Besides finding the way to bid in such a setting, Izmalkov also demonstrated an important structural feature of English auctions. If all bidders follow the suggested strategies then the outcome of the auction is efficient in the sense that the object being sold always ends up in the hands of the bidder who values it the most. Somewhat surprisingly, this is true even if bidders are unsure about the true value at the time that they participate in the auction. The efficiency of the English auction is of importance to policy makers. Auctions are increasingly being used to facilitate privatization. For instance, in recent years sections of the electromagnetic spectrum, previously owned by the government, have been auctioned off to companies that provide cellular telephone service. In such settings the goal is to privatize in a manner that companies with the lowest costs provide telephone service; that is, to allocate the use of the spectrum in an efficient manner. Izmalkov's research has important implications for the manner in which such auctions should be designed and conducted.
Research of Tao Zhu,
For hundreds of years, economists have talked about the idea that money is important in situations in which one person has what the other wants, but not vice versa. Despite that, the first coherent models that build on that idea were formulated for the first time in the late 1980's. However, those models and many subsequent variants of them made very special assumptions that limited the usefulness of the models. In particular, it was assumed that trade involved either one indivisible unit of money or one indivisible unit of the good being purchased for money. Allowing both the amount of the good and the amount of money traded to be chosen by the buyer and the seller as part of an equilibrium was considered to be too difficult to study. Tao Zhu showed otherwise. In his Ph.D. dissertation, he proved that an equilibrium exists even when both amounts are chosen by the traders.

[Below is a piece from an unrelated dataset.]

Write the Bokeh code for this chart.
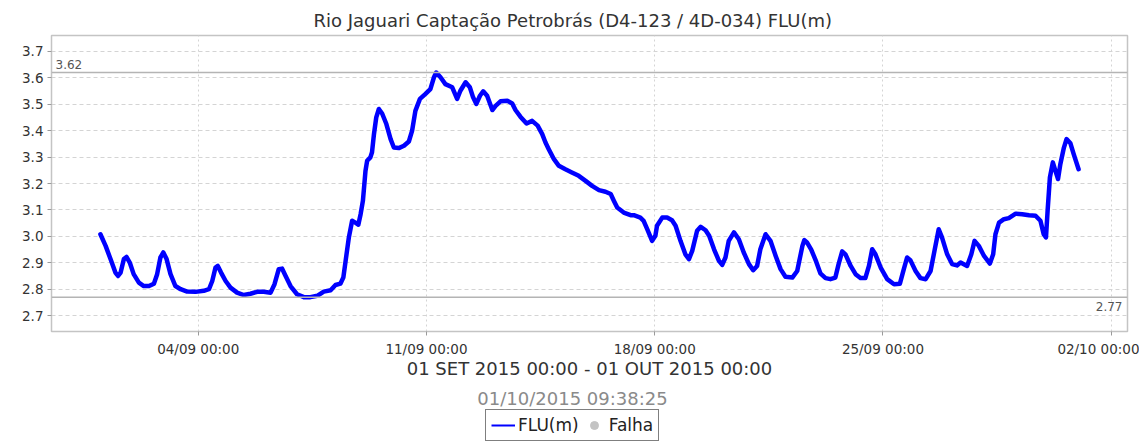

Zhu's work opens the way to applying the model to a variety of issues and policy questions. One application concerns the effects of 16 th century new world specie discoveries. Many observers, including David Hume, claimed that those discoveries and the subsequent increases in the amount of money stimulated real economic activity in Europe. The version of Zhu's model with indivisible money provides a new explanation of that observation. Under the monetary systems in place at the time, money was significantly indivisible in the sense that the smallest coins that could be made were large in terms of purchasing power. In such a situation, Zhu's work predicts that significant additions to the total money supply will stimulate real economic activity. Work on a second application is underway. A long-standing puzzle for monetary theory is the coexistence of money and higher return assets. Building on Zhu's existence results, Zhu and his advisor, Neil Wallace, hope to provide a new solution to that puzzle.